When I thought of being a freshman at college as a ‘first,’ it always made sense to me. The first time I didn’t know anyone, the first time I didn’t know my teachers, the first time I had to find classrooms in multiple buildings, and so on. However, I never realized that along with the obvious ‘firsts’ came a world of first experiences that I never saw coming.
My first rejection
All throughout grade school and high school, I had been a strong leader and extremely active in my community. I had been on countless school organizations, and I even got into all eleven colleges to which I applied. I wanted to stay an active leader on campus, so I applied to an exclusive freshman service organization, and I was rejected. I had never felt such a devastating blow to morale, and I didn’t know how to handle getting rejected from such a huge passion of mine. It broke my heart, and it made me question who I was as a person.
My first time eating alone
In high school, if I chose to eat alone, it was because I was with a teacher or in a meeting; however, it seemed insane to me when I saw a person sitting alone at a table eating. During my first few weeks of college, when I found out my roommate had a class from 6-8pm twice a week, I started panicking about what to do for dinner. I was afraid people were staring at me and mocking me, and it took me a sufficient amount of time before I felt better about myself. Eating alone does NOT mean you are a loser or don’t have friends; all it means is that your friends have different schedules than you, or you are too busy to plan around your friends. It’s only a big deal if you make it a big deal.
My first time not having anyone
When looking at colleges, I did not care if other girls from my high school were interested in them, and I even preferred schools that only I had applied. I had dealt with plenty of experiences when I didn’t know anyone else, so I just assumed I would be fine. However, I did not realize how hard it would be. My closest friend is three hours away from me and nearly impossible to get to. One thing people don’t tell you is how much it hurts to see friends geographically closer to each other visit each other when you are too far away for anyone to reach.

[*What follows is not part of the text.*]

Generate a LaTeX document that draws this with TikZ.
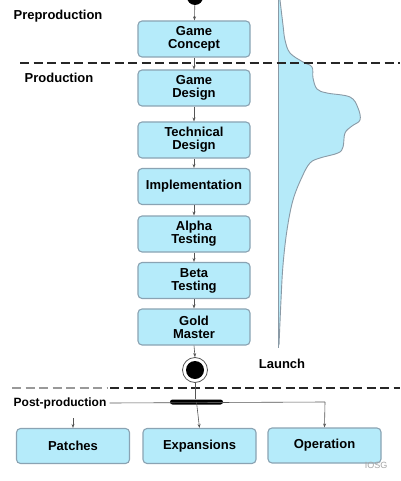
\documentclass[tikz,border=0pt]{standalone}
\usepackage{fontspec}
\setmainfont{Liberation Sans}
\usetikzlibrary{arrows.meta}
\definecolor{boxfill}{HTML}{B5EBFA}
\definecolor{boxline}{HTML}{8AA3B3}
\definecolor{curvefill}{HTML}{B5EAF9}
\definecolor{curveline}{HTML}{8A9AA6}
\definecolor{conn}{HTML}{555555}
\tikzset{
  stage/.style={draw=boxline, line width=1.1pt, fill=boxfill, rounded corners=4pt,
    minimum width=112pt, minimum height=36pt, inner sep=1pt, align=center,
    font=\fontsize{13}{13}\selectfont\bfseries},
  phase/.style={font=\fontsize{13}{13}\selectfont\bfseries, inner sep=0pt},
  flow/.style={draw=conn, line width=0.6pt, -{Stealth[length=4pt,width=3pt]}},
  plain/.style={draw=conn, line width=0.6pt},
  sep/.style={line width=2.8pt, dash pattern=on 9pt off 4.5pt, draw=black!85},
}
\begin{document}
\begin{tikzpicture}[x=1pt,y=-1pt]
\useasboundingbox (0,0) rectangle (400,481);
\fill[white] (0,0) rectangle (400,481);

% production curve
\fill[curvefill] (278,0) -- plot[smooth, tension=0.6] coordinates {
  (280,0) (283,25) (285,40) (290,53) (303,62) (312,67) (313,78) (317,89) (327,93)
  (350,97) (358,108) (360,120) (352,126) (345,133) (343,147) (338,153) (320,158)
  (310,163) (302,177) (293,200) (287,230) (283,265) (281,300) (279,345)} -- (278,345) -- cycle;
\draw[curveline, line width=0.9pt] plot[smooth, tension=0.6] coordinates {
  (280,0) (283,25) (285,40) (290,53) (303,62) (312,67) (313,78) (317,89) (327,93)
  (350,97) (358,108) (360,120) (352,126) (345,133) (343,147) (338,153) (320,158)
  (310,163) (302,177) (293,200) (287,230) (283,265) (281,300) (279,345)};
\draw[curveline, line width=1pt] (278,0) -- (278,348);

% separators
\draw[sep] (20,63) -- (400,63);
\draw[line width=2pt, dash pattern=on 9pt off 4.5pt, draw=black!40] (12,388) -- (108,388);
\draw[sep] (110,388) -- (400,388);

% phase labels
\node[phase] (pre) at (58,16) {Preproduction};
\node[phase] (prod) at (59,78) {Production};
\node[phase] (launch) at (282,364) {Launch};
\node[phase, font=\fontsize{12}{12}\selectfont\bfseries] (post) at (60,403) {Post-production};

% start and end
\node[circle, fill=black, minimum size=16pt, inner sep=0pt] (start) at (195,-3) {};
\node[circle, draw=conn, fill=white, line width=0.8pt, minimum size=25pt, inner sep=0pt] (endo) at (195,370) {};
\node[circle, fill=black, minimum size=18pt, inner sep=0pt] (endi) at (195,370) {};

% stage boxes
\node[stage] (gc) at (194,39) {Game\\Concept};
\node[stage] (gd) at (194,88) {Game\\Design};
\node[stage] (td) at (194,140) {Technical\\Design};
\node[stage] (im) at (194,186.5) {Implementation};
\node[stage] (at) at (194,234) {Alpha\\Testing};
\node[stage] (bt) at (194,280.5) {Beta\\Testing};
\node[stage] (gm) at (194,327) {Gold\\Master};

\draw[flow] (start) -- (gc);
\draw[flow] (gc) -- (gd);
\draw[flow] (gd) -- (td);
\draw[flow] (td) -- (im);
\draw[flow] (im) -- (at);
\draw[flow] (at) -- (bt);
\draw[flow] (bt) -- (gm);
\draw[flow] (gm.south) -- (endo.north);

% fork bar
\node[fill=black, rounded corners=2.5pt, minimum width=53pt, minimum height=5pt, inner sep=0pt] (bar) at (196.5,402) {};
\draw[plain] (endo.south) -- (bar.north -| endo.south);

% bottom boxes
\node[stage, minimum width=113pt, minimum height=35pt] (pa) at (73,446) {Patches};
\node[stage, minimum width=113pt, minimum height=35pt] (ex) at (199.5,446) {Expansions};
\node[stage, minimum width=113pt, minimum height=35pt] (op) at (324.5,445.5) {Operation};

\coordinate (postend) at (110,402);
\coordinate (corner) at (325,402);
\coordinate (pastart) at (73,418);
\draw[plain] (post.east) ++(3pt,0) -- (corner);
\draw[flow] (corner) -- (op.north);
\draw[flow] (bar.center) -- (ex.north);
\draw[flow] (pastart) -- (pa.north);

% watermark
\node[text=black!35, font=\fontsize{9}{9}\selectfont, inner sep=0pt] (wm) at (376,465) {IOSG};
\end{tikzpicture}
\end{document}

My first time loving my classes
To be completely honest, my first few months socially at college were very difficult and not as fun as I thought. I had trouble hanging onto friendships, and friend groups were forming faster than I could keep up. On weekends when I didn’t have anyone to go out with, I stayed in and studied my ass off. I figured that I might as well get good grades if I didn’t have anything else better to do, and I fell in love with my classes. I am a journalism major, and every single day, regardless of the lectures, I came out of my communications classes with a smile on my face. If I didn’t have solid friends, at least I was lucky enough to receive some of the best education possible.
My first time not knowing
Obviously coming into college, there are a lot of things that nobody really knows. However, for me, my biggest ‘not knowing’ time pertained to my school itself. Yes, I loved my classes more than anything, but was I a right fit here? One of my biggest reasons for choosing my school was because I saw people who were similar to me, but I had trouble seeing that. I prayed each day I made the right choice, and for the first time, I did not know if I had failed on one of the biggest decisions of my life.
I have only been at school for a semester, and I am sure I have many more painful and thrilling ‘firsts’ to come. College is seriously so weird, and I'm okay that it has taken me awhile to adjust. My biggest advice? Keep an open mind; you never know how a college ‘first’ can change your life.